Chapter 39, Problem 9P

(a)

To determine

The length of each bundle in its own reference frame.

Explanation of Solution

Given:

In laboratory frame of reference length of each bundle is $1.0\text{cm}$ .

Diameter of each bundle in laboratory frame of refence is $10\mu \text{m}$ .

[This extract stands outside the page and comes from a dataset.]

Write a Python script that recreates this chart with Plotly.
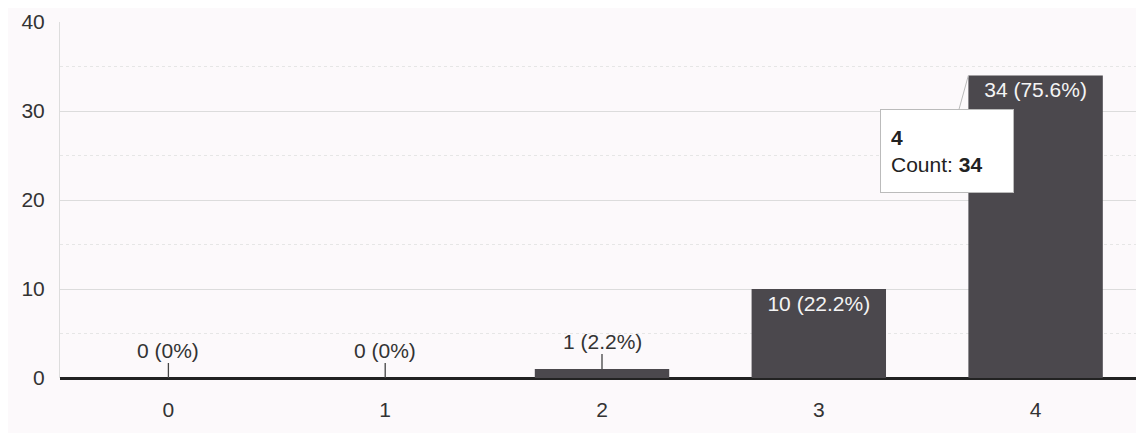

Each particle has energy of $50\text{GeV}$ .

Formula used:

Write expression for energy of beam.

  $E=\gamma m{c}^2$

Solve above expression for $\gamma$ .

  $\gamma =\frac{E}{m{c}^2}$

Write expression for proper length.

  $L_p=\gamma L$

Substitute $\frac{E}{m{c}^2}$ for $\gamma$ in above expression.

  $L_p=\frac{E}{m{c}^2}L$  ....... (1)

Calculation:

Substitute $50\text{Gev}$ for $E$ , $0.511\text{MeV}$ for $m{c}^2$ and $1.0\text{cm}$ for $L$ in equation (1).

  $\begin{array}{l}{L}_p=\frac{50\text{GeV}}{0.511\text{MeV}}\left(\frac{{10}^9\text{eV}}{1\text{GeV}}\right)\left(\frac{1\text{MeV}}{{10}^6\text{eV}}\right)\left(1.0\text{cm}\right)\left(\frac{1\text{m}}{100\text{cm}}\right)\\ L_p=978.5\text{m}\end{array}$

Conclusion:

Thus, length of each bundle is $978.5\text{m}$ .

(b)

To determine

The minimum proper length of accelerator.

Explanation of Solution

Given:

In laboratory frame of reference length of each bundle is $1.0\text{cm}$ .

Diameter of each bundle in laboratory frame of refence is $10\mu \text{m}$ .

Each particle has energy of $50\text{GeV}$ .

Formula used:

Write expression for energy of beam.

  $E=\gamma m{c}^2$

Solve above expression for $\gamma$ .

  $\gamma =\frac{E}{m{c}^2}$

Write expression for proper length.

  $L_p=\gamma L$

Substitute $\frac{E}{m{c}^2}$ for $\gamma$ in above expression.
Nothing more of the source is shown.